By: Danielle Dufour
The Yorkton area was without a friendship centre since 2018, until now. The Yorkton Indigenous Friendship Centre was incorporated two years ago and got accepted by the national association.
As there is no physical building for the centre, they rent two offices in Yorkton and use community space all over town to run their programs.
“We’ve been running programs out of partnership spaces around Yorkton almost every single day since then,” said Executive Director Mary Culbertson. “We have a good team and we’re just excited about building the community again.”
The friendship centre now has a staff of four consisting of a youth coordinator, a women’s network coordinator, a program support finance worker, and the executive director.

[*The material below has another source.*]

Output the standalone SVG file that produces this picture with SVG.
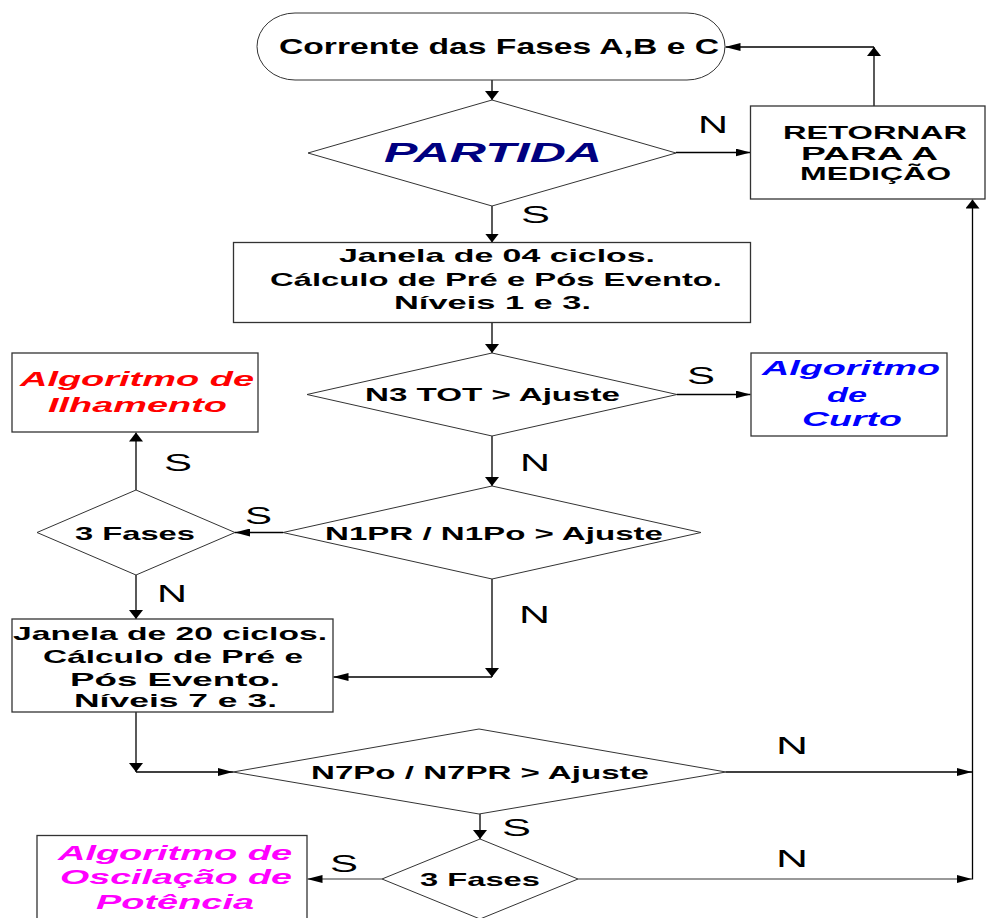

“We’re having a youth drumming group … we have men’s networking nights on Tuesday, and that’s a men’s group Donavon Crow Buffalo stepped up to help with,” said Culbertson.
The Friendship Centre will be hosting a Women’s Health Matters conference on March 17th and 18th and a Men’s Health Matters conference on March 26th and 27th.
“Tonight, we’re having Kookum bag making and also having some northern fish,” said Culbertson.
“One of our staff members is from Sucker River, and she brought down some meat and fish for tonight’s event, and she made chowder, and everyone is just loving it,” said Culbertson. “We had wild rice and moose meat for lunch … we have an excellent team.”
The centre has been offering workshops on grief and healing with talking circles. The grief workshops run every second Wednesday.
“Loving people with addictions, workshop support group for families, the grief workshops, especially around community responsiveness, when something happens in our communities, there is that need to respond,” said Culbertson.
The workshops are well attended because the centre offers them at different times.
“We try to balance evening, weekend, and daytime programming,” said Culbertson. “The people who work during the day, go to school, etc., you know, they need to get out too.”
Elders from surrounding communities provide support and help train counsellors who facilitate talking circles.
Recently the centre held an Indigenous market at the St. Andrews Church.
The centre also has an LGBTQ spirit support and community group.
“We have many people from surrounding communities coming … our mission is to make sure that we have safe spaces for our vulnerable populations so they feel safe,” said Culbertson. “Everything we do is in the name of bringing community together and healing this generation and the next, trying to build a better future for everybody.”